Upon orders by General William Tecumseh Sherman, George Armstrong Custer and six companies of the 7th Cavalry Regiment came to Colorado in June 1867 to stop attacks along the South Platte and Smoky Hill Trails, searching near Fort Sedgwick and part-way to Fort Wallace for Native Americans. A detachment was also sent to Fort Wallace on the Smoky Hill Trail to get supplies. On their return, they were able to defend themselves against an overwhelming force. In the meantime, 35 soldiers deserted upon hearing of newly discovered mines. Custer went in search of a group of men that were delayed in bringing a dispatch from General Sherman to him, and he found the evidence of the Kidder Massacre (June 26, 1867) near the present-day Bird City, Kansas.

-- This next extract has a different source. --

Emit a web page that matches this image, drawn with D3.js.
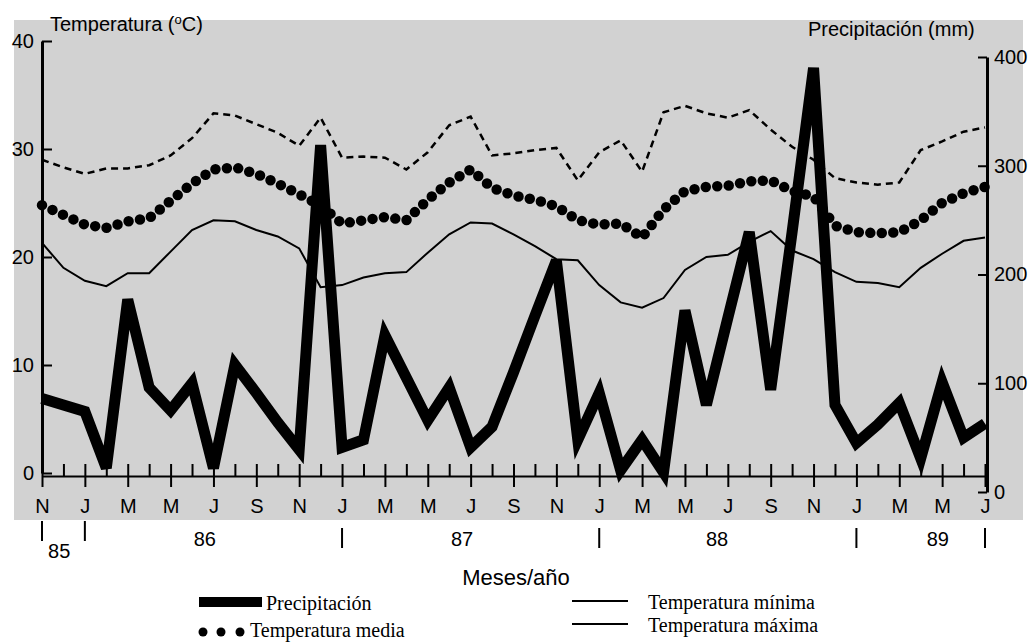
<!DOCTYPE html>
<html><head><meta charset="utf-8">
<script src="https://cdn.jsdelivr.net/npm/d3@7"></script>
<style>
body{margin:0;background:#fff}
svg text{fill:#000}
</style>
</head><body>
<svg id="c" width="1032" height="643"></svg>
<script>
// ---- data ----
const monthLetters = ["N","D","J","F","M","A","M","J","J","A","S","O",
  "N","D","J","F","M","A","M","J","J","A","S","O",
  "N","D","J","F","M","A","M","J","J","A","S","O",
  "N","D","J","F","M","A","M","J","J"];
const precipitation = [86,80,74,22,177,96,75,100,22,117,91,64,39,319,41,48,144,105,66,96,41,60,110,162,213,48,91,20,48,18,167,80,160,239,94,239,390,80,45,62,82,31,101,50,63];
const tempMedia = [24.8,23.9,23.0,22.7,23.3,23.6,25.2,26.8,28.1,28.3,27.7,26.8,25.8,24.8,23.1,23.4,23.7,23.4,25.3,26.9,28.1,26.4,25.7,25.3,24.7,23.4,23.0,23.1,21.8,24.4,26.1,26.5,26.6,27.0,27.1,26.1,25.6,22.9,22.3,22.2,22.3,23.4,25.0,25.9,26.5];
const tempMin = [21.3,19.0,17.8,17.3,18.5,18.5,20.5,22.5,23.4,23.3,22.5,21.9,20.8,17.2,17.4,18.1,18.5,18.6,20.4,22.1,23.2,23.1,22.1,21.0,19.8,19.7,17.4,15.8,15.3,16.2,18.8,20.0,20.2,21.4,22.4,20.6,19.8,18.6,17.7,17.6,17.2,19.0,20.3,21.5,21.8];
const tempMax = [29.0,28.3,27.7,28.2,28.2,28.5,29.4,31.0,33.3,33.1,32.3,31.5,30.3,32.9,29.2,29.3,29.2,28.1,29.7,32.2,33.0,29.4,29.6,29.9,30.1,27.1,29.7,30.8,27.9,33.4,34.0,33.3,32.9,33.6,31.8,30.2,29.0,27.3,26.9,26.7,26.9,29.9,30.7,31.6,32.0];
const tempTicks = [0,10,20,30,40];
const precipTicks = [0,100,200,300,400];
const yearLabels = ["85","86","87","88","89"];
const yearLabelPos = [0.8,7.6,19.6,31.5,41.8];
const yearBreaks = [0,2,14,26,38,44];

// ---- chart ----
const sans = "Liberation Sans, Arial, sans-serif";
const serif = "Liberation Serif, Times New Roman, serif";
const svg = d3.select("#c").style("font-family", sans);
const x = d3.scaleLinear().domain([0,44]).range([42,985]);
const yT = d3.scaleLinear().domain([0,40]).range([473,41]);
const yP = d3.scaleLinear().domain([0,400]).range([492,57]);

svg.append("rect").attr("x",14).attr("y",20).attr("width",1009).attr("height",500).attr("fill","#d2d2d2");

// x axis
const xAxis = d3.axisBottom(x).tickValues(d3.range(45)).tickSizeOuter(0)
  .tickFormat((d)=> d%2===0 ? monthLetters[d] : "");
const gx = svg.append("g").attr("transform","translate(0,476)").call(xAxis);
gx.select(".domain").attr("stroke","#000").attr("stroke-width",2);
gx.selectAll(".tick line").attr("stroke","#000").attr("stroke-width",2)
  .attr("y1",-12).attr("y2",d=> d%2===0 ? 11 : 0);
gx.selectAll(".tick text").attr("y",37).attr("dy",null).attr("font-size",20)
  .attr("font-family",sans).attr("fill","#000");

// left axis
const gl = svg.append("g").attr("transform","translate(42,0)")
  .call(d3.axisLeft(yT).tickValues(tempTicks).tickSize(-10).tickSizeOuter(0).tickPadding(8));
gl.select(".domain").attr("stroke","#000").attr("stroke-width",3);
gl.selectAll(".tick line").attr("stroke","#000").attr("stroke-width",2);
gl.selectAll(".tick text").attr("font-size",20).attr("font-family",sans).attr("fill","#000");

// right axis
const gr = svg.append("g").attr("transform","translate(987,0)")
  .call(d3.axisRight(yP).tickValues(precipTicks).tickSize(-9).tickSizeOuter(0).tickPadding(7));
gr.select(".domain").attr("stroke","#000").attr("stroke-width",3);
gr.selectAll(".tick line").attr("stroke","#000").attr("stroke-width",2);
gr.selectAll(".tick text").attr("font-size",20).attr("font-family",sans).attr("fill","#000");

// series
const lineT = d3.line().x((d,i)=>x(i)).y(d=>yT(d));
const lineP = d3.line().x((d,i)=>x(i)).y(d=>yP(d));

svg.append("path").datum(tempMax).attr("d",lineT).attr("fill","none")
  .attr("stroke","#000").attr("stroke-width",2.5).attr("stroke-dasharray","7 5");
svg.append("path").datum(tempMin).attr("d",lineT).attr("fill","none")
  .attr("stroke","#000").attr("stroke-width",2);
svg.append("path").datum(tempMedia).attr("d",lineT).attr("fill","none")
  .attr("stroke","#000").attr("stroke-width",10.5).attr("stroke-linecap","round")
  .attr("stroke-dasharray","0 11.5");
svg.append("path").datum(precipitation).attr("d",lineP).attr("fill","none")
  .attr("stroke","#000").attr("stroke-width",11).attr("stroke-linejoin","miter");

// titles
const tl = svg.append("text").attr("x",50).attr("y",31).attr("font-size",20).attr("font-family",sans);
tl.append("tspan").text("Temperatura (");
tl.append("tspan").attr("font-size",13).attr("dy",-7).text("o");
tl.append("tspan").attr("dy",7).text("C)");
svg.append("text").attr("x",808).attr("y",36).attr("font-size",20).attr("font-family",sans).text("Precipitación (mm)");

// year row
svg.append("g").selectAll("line").data(yearBreaks).join("line")
  .attr("x1",d=>x(d)).attr("x2",d=>x(d))
  .attr("y1",(d,i)=> i<2 ? 521 : 528).attr("y2",(d,i)=> i<2 ? 541 : 548)
  .attr("stroke","#000").attr("stroke-width",2);
svg.append("g").selectAll("text").data(yearLabels).join("text")
  .attr("x",(d,i)=>x(yearLabelPos[i])).attr("y",(d,i)=> i===0 ? 558 : 546)
  .attr("text-anchor","middle").attr("font-size",20).attr("font-family",sans).text(d=>d);

svg.append("text").attr("x",516).attr("y",585).attr("text-anchor","middle")
  .attr("font-size",22).attr("font-family",sans).text("Meses/año");

// legend
svg.append("rect").attr("x",199).attr("y",597).attr("width",63).attr("height",10).attr("fill","#000");
svg.append("text").attr("x",266).attr("y",610).attr("font-family",serif).attr("font-size",20).text("Precipitación");
svg.append("g").selectAll("circle").data([203,221,240]).join("circle")
  .attr("cx",d=>d).attr("cy",632).attr("r",4.5).attr("fill","#000");
svg.append("text").attr("x",250).attr("y",637).attr("font-family",serif).attr("font-size",20).text("Temperatura media");
svg.append("line").attr("x1",572).attr("x2",628).attr("y1",601).attr("y2",601).attr("stroke","#000").attr("stroke-width",2);
svg.append("text").attr("x",648).attr("y",609).attr("font-family",serif).attr("font-size",20).text("Temperatura mínima");
svg.append("line").attr("x1",572).attr("x2",628).attr("y1",624).attr("y2",624).attr("stroke","#000").attr("stroke-width",2);
svg.append("text").attr("x",648).attr("y",632).attr("font-family",serif).attr("font-size",20).text("Temperatura máxima");
</script>
</body></html>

Records from the time show that due to the area's lifestyle and the mixture of peacemaking and instigating behaviors by the soldiers, life at the post was a "saga of fraud and corruption, bravery and daring-do…triumph and tragedy…where conditions were considered unlivable, pleasures were few and the nearest bath was the South Platte River." Sedgwick was included in Brevet General James F. Rusling inspection September 1866. He reported to the Quartermaster's Department, "The general character of post buildings was found to be bad, and is believed to be a fruitful source of discontent, desertions. One post inspected had lost 25 men by desertion in one month, with their cavalry horses, accoutrements, Spencer carbines, complete, and many instances of this kind were reported to me. In fact, no humane farmer east would think of sheltering his horses or cattle in such uncomfortable and wretched structures, huts, willow-hurdles, adobe shanties, as compose many of our posts in the new States and Territories now...The cost of wood, on hand was found to vary from $25 per cord at Fort Vancouver, Washington Territory, where timber abounds, to $75 and $100 per cord at Fort Sedgwick, Colorado Territory, where there is not a tree for 50 miles (80.5 km)."

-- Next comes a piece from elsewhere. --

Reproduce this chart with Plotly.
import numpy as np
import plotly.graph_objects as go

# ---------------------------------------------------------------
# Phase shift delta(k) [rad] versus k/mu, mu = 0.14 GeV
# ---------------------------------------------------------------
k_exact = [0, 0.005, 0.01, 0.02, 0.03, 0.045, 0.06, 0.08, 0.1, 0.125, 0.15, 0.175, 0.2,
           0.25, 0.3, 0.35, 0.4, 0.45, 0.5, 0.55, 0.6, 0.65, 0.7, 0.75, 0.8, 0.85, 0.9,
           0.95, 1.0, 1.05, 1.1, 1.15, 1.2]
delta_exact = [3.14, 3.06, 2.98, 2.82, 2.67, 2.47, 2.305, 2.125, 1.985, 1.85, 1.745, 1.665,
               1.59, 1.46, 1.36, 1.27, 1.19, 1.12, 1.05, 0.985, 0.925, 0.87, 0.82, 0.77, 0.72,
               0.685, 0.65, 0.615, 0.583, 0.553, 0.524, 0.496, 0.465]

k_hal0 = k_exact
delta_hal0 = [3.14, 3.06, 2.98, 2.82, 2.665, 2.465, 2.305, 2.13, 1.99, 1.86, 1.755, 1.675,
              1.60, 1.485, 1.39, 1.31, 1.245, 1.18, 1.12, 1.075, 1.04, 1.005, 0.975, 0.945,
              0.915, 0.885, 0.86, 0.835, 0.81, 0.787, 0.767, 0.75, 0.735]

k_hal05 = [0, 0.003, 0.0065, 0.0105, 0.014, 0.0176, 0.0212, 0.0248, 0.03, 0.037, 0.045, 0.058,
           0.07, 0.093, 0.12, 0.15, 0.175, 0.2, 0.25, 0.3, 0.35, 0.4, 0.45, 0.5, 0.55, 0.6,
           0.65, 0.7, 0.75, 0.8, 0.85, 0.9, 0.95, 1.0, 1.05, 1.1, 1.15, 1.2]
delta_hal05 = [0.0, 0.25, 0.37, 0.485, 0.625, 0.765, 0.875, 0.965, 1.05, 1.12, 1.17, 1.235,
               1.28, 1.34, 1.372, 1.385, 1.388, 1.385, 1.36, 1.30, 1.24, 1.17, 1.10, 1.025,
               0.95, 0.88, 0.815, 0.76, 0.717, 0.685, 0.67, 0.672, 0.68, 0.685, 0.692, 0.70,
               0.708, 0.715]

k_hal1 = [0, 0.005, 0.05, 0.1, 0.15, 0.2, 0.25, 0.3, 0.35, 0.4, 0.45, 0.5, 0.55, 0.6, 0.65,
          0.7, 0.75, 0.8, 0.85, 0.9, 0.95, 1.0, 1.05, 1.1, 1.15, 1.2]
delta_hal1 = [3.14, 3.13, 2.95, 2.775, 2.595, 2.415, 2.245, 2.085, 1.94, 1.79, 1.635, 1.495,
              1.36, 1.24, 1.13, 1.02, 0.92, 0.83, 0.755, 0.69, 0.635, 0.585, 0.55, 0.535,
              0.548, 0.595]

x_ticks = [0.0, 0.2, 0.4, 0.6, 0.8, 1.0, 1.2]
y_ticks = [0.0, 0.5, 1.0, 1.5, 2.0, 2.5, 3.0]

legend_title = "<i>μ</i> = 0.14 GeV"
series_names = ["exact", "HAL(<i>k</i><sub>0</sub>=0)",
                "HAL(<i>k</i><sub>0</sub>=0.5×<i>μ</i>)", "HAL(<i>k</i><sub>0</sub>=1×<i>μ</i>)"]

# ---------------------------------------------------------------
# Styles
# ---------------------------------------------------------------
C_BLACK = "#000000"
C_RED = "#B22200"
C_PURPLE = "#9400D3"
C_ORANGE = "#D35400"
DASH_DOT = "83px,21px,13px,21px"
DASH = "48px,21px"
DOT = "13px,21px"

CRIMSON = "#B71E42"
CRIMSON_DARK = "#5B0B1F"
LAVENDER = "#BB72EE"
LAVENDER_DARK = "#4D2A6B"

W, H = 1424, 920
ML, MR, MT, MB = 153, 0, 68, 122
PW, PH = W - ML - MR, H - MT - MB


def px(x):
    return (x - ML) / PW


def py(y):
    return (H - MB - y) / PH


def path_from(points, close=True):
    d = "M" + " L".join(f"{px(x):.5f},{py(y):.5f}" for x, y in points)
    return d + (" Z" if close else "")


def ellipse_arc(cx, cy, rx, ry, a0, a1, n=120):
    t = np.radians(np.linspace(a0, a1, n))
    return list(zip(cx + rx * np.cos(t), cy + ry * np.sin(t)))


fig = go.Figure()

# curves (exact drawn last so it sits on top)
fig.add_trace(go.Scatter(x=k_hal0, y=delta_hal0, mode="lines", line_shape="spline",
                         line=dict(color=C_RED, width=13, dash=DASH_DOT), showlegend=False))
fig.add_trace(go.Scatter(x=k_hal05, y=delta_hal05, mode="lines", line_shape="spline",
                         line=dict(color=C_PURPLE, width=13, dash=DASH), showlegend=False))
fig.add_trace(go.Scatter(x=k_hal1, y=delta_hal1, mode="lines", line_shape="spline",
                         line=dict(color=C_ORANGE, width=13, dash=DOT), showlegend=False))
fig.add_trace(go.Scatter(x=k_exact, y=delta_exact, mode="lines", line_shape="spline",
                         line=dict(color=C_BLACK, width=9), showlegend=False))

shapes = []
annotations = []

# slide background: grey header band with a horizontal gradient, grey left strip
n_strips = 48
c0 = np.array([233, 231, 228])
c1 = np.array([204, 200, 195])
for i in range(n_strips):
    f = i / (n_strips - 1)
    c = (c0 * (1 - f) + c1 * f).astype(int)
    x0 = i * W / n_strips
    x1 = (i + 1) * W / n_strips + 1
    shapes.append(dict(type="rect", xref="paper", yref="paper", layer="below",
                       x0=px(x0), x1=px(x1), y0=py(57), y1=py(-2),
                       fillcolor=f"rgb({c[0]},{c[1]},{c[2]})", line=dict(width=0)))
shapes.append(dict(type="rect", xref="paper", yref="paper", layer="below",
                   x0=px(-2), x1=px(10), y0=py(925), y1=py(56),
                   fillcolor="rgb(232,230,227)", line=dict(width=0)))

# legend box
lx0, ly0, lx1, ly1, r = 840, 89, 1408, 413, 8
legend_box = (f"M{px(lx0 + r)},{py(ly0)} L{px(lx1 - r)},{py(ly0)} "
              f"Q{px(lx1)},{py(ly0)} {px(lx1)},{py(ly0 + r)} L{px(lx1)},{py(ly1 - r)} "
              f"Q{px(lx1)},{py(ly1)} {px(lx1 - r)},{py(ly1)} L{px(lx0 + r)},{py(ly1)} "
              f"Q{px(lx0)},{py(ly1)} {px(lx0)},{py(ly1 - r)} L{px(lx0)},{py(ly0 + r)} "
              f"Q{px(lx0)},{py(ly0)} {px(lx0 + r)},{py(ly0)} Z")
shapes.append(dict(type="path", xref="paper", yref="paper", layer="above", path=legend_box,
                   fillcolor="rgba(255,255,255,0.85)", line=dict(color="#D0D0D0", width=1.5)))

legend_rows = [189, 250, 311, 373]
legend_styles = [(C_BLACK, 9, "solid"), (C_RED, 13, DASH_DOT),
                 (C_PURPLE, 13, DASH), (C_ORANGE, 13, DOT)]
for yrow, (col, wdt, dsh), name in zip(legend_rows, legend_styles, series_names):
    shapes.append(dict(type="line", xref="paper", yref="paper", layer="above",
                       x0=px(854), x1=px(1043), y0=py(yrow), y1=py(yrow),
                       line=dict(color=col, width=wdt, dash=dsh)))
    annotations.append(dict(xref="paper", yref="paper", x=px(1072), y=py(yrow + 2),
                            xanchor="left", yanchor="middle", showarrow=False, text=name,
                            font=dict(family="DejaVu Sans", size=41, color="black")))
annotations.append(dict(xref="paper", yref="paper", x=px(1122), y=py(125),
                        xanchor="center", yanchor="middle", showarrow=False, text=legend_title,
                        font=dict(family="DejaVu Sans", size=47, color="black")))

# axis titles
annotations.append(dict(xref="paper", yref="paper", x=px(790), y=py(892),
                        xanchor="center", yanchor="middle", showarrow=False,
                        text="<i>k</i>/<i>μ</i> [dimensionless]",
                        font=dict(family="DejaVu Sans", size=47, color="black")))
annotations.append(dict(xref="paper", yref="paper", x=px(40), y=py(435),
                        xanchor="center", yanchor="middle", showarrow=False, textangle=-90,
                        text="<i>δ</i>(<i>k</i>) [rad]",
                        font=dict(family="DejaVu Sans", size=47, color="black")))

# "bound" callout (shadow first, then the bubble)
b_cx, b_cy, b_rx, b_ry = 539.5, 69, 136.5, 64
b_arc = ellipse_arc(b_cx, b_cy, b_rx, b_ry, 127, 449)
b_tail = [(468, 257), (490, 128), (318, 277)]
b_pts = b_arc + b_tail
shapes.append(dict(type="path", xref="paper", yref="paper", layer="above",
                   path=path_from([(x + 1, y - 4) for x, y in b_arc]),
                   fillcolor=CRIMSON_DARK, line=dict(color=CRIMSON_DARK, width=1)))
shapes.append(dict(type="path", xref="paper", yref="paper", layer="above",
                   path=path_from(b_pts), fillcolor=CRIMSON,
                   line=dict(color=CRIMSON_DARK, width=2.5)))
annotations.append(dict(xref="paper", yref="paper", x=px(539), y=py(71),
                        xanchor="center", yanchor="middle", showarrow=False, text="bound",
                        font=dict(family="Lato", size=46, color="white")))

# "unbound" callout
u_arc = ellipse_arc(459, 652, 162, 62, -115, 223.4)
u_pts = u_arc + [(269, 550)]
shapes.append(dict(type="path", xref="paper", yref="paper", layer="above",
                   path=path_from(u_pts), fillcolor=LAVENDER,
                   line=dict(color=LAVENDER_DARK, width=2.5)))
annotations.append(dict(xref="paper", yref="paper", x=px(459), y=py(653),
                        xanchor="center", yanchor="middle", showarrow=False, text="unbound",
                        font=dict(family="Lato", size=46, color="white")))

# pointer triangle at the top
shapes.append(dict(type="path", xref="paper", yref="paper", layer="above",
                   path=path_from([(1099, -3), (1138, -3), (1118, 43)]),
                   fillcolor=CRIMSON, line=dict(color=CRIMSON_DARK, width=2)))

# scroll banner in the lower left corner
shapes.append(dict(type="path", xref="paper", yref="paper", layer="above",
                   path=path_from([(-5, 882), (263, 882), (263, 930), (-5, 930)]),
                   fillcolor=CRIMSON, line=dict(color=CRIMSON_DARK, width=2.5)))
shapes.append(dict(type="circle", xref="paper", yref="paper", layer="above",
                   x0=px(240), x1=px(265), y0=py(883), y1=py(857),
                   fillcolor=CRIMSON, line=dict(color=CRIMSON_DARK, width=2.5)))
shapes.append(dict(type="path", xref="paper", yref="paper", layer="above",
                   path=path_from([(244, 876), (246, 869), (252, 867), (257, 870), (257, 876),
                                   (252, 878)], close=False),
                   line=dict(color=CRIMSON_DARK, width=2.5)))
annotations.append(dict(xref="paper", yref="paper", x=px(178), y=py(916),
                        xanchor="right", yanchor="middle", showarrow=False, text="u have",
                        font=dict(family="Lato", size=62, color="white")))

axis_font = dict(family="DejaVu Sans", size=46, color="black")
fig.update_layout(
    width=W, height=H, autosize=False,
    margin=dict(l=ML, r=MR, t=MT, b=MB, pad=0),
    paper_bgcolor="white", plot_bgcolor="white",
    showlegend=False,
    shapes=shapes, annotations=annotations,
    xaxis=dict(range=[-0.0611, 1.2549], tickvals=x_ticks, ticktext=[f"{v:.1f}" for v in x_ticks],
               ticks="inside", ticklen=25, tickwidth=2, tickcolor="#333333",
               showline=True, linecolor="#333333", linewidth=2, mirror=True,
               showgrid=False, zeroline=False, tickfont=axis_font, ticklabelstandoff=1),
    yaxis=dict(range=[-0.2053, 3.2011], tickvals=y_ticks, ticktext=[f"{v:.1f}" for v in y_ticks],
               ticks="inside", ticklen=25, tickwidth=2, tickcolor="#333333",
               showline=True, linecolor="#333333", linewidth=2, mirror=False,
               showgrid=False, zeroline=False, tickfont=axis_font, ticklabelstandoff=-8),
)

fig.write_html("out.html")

The post was abandoned in May 1871 and the buildings were dismantled. The soldiers at the cemetery were reburied at the Fort McPherson National Cemetery in Nebraska. Fort Sedgwick's history is told at the Fort Sedgwick Museum in Julesburg. In 1940, the Julesburg Historical Society established a monument on the eastern edge of Ovid on Highway 138. It is located 1.25 miles (2 km) north of the site of the fort. A historical marker was established along County Road 28.

== Fictional and dramatic representations ==
In the award-winning 1990 American epic Western film Dances With Wolves, Fort Sedgwick is presented as a deserted military post on the western prairie during the American Civil War. The movie was mostly filmed in South Dakota and Wyoming.